THE REQUEST
Exactly retype the lines of the material from its first line to the line with "d3.scaleLinear().domain([0, 80]).range([plot.bottom, plot.top]);", including both.

== DATASET EXTRACT ==

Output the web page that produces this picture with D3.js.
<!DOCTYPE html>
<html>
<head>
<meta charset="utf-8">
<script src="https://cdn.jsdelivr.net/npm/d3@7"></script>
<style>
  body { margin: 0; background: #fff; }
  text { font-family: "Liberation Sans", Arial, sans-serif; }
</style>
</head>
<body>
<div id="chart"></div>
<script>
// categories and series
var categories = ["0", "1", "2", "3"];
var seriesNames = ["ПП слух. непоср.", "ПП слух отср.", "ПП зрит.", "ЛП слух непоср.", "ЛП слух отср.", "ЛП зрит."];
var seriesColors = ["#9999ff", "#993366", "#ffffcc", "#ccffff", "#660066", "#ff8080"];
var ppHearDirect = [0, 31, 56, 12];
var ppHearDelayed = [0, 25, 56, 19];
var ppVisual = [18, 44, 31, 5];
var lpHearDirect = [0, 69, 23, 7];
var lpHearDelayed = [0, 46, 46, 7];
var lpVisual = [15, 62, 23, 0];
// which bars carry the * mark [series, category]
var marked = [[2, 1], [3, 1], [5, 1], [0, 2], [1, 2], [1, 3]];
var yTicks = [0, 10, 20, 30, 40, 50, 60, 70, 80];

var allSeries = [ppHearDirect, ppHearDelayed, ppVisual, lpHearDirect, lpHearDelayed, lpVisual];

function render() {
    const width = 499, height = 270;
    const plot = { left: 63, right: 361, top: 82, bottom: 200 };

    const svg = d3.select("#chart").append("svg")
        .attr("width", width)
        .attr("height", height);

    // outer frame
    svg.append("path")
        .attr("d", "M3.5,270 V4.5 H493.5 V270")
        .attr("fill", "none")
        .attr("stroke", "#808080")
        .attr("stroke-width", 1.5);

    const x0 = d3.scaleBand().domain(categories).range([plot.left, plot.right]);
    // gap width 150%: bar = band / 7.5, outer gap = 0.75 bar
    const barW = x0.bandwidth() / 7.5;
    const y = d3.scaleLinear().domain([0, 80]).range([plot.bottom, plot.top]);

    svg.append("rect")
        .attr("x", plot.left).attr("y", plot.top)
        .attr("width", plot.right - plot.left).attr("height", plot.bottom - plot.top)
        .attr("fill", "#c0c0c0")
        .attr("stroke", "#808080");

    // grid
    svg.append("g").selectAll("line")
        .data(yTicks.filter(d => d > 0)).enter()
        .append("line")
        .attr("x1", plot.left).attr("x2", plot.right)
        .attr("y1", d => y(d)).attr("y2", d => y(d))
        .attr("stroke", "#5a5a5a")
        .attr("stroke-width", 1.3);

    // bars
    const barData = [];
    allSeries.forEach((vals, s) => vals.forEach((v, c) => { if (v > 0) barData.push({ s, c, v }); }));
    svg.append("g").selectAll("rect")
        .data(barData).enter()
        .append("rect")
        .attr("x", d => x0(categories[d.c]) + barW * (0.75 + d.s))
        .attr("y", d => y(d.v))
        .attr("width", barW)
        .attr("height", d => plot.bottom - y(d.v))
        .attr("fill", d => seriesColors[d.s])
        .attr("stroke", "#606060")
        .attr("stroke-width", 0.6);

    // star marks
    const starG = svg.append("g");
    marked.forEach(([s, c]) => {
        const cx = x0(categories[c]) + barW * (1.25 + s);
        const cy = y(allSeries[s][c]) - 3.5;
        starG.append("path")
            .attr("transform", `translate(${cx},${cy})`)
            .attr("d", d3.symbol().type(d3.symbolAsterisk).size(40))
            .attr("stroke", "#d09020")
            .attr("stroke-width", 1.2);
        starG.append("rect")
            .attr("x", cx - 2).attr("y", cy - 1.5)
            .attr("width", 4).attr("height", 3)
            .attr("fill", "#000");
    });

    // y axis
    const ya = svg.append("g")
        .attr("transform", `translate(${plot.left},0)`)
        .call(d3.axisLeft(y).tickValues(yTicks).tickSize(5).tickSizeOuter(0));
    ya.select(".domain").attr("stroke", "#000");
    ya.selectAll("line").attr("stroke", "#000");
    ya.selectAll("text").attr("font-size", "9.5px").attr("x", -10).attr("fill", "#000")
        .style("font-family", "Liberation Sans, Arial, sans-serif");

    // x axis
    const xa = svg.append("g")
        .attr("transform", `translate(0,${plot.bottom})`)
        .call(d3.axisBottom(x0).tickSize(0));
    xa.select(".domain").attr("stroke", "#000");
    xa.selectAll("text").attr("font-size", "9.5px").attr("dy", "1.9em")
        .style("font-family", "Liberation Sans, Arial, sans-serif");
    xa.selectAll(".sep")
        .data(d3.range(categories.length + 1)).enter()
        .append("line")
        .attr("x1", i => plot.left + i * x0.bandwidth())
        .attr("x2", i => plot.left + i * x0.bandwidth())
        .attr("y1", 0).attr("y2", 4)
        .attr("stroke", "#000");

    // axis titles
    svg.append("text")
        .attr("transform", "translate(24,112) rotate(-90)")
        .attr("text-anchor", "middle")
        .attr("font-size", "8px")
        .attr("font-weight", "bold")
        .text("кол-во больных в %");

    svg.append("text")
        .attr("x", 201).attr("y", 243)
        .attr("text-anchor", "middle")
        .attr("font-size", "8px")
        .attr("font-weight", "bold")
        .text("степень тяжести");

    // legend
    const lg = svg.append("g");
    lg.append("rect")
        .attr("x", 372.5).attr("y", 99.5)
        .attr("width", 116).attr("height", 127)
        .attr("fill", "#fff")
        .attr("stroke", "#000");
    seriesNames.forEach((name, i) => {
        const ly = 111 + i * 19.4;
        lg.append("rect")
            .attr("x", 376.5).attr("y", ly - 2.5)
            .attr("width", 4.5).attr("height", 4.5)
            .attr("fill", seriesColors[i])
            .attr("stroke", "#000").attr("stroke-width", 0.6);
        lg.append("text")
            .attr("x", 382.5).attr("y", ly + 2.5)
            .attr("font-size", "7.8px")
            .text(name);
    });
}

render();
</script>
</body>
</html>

===

ANSWER TO THE TASK
Output the web page that produces this picture with D3.js.
<!DOCTYPE html>
<html>
<head>
<meta charset="utf-8">
<script src="https://cdn.jsdelivr.net/npm/d3@7"></script>
<style>
  body { margin: 0; background: #fff; }
  text { font-family: "Liberation Sans", Arial, sans-serif; }
</style>
</head>
<body>
<div id="chart"></div>
<script>
// categories and series
var categories = ["0", "1", "2", "3"];
var seriesNames = ["ПП слух. непоср.", "ПП слух отср.", "ПП зрит.", "ЛП слух непоср.", "ЛП слух отср.", "ЛП зрит."];
var seriesColors = ["#9999ff", "#993366", "#ffffcc", "#ccffff", "#660066", "#ff8080"];
var ppHearDirect = [0, 31, 56, 12];
var ppHearDelayed = [0, 25, 56, 19];
var ppVisual = [18, 44, 31, 5];
var lpHearDirect = [0, 69, 23, 7];
var lpHearDelayed = [0, 46, 46, 7];
var lpVisual = [15, 62, 23, 0];
// which bars carry the * mark [series, category]
var marked = [[2, 1], [3, 1], [5, 1], [0, 2], [1, 2], [1, 3]];
var yTicks = [0, 10, 20, 30, 40, 50, 60, 70, 80];

var allSeries = [ppHearDirect, ppHearDelayed, ppVisual, lpHearDirect, lpHearDelayed, lpVisual];

function render() {
    const width = 499, height = 270;
    const plot = { left: 63, right: 361, top: 82, bottom: 200 };

    const svg = d3.select("#chart").append("svg")
        .attr("width", width)
        .attr("height", height);

    // outer frame
    svg.append("path")
        .attr("d", "M3.5,270 V4.5 H493.5 V270")
        .attr("fill", "none")
        .attr("stroke", "#808080")
        .attr("stroke-width", 1.5);

    const x0 = d3.scaleBand().domain(categories).range([plot.left, plot.right]);
    // gap width 150%: bar = band / 7.5, outer gap = 0.75 bar
    const barW = x0.bandwidth() / 7.5;
    const y = d3.scaleLinear().domain([0, 80]).range([plot.bottom, plot.top]);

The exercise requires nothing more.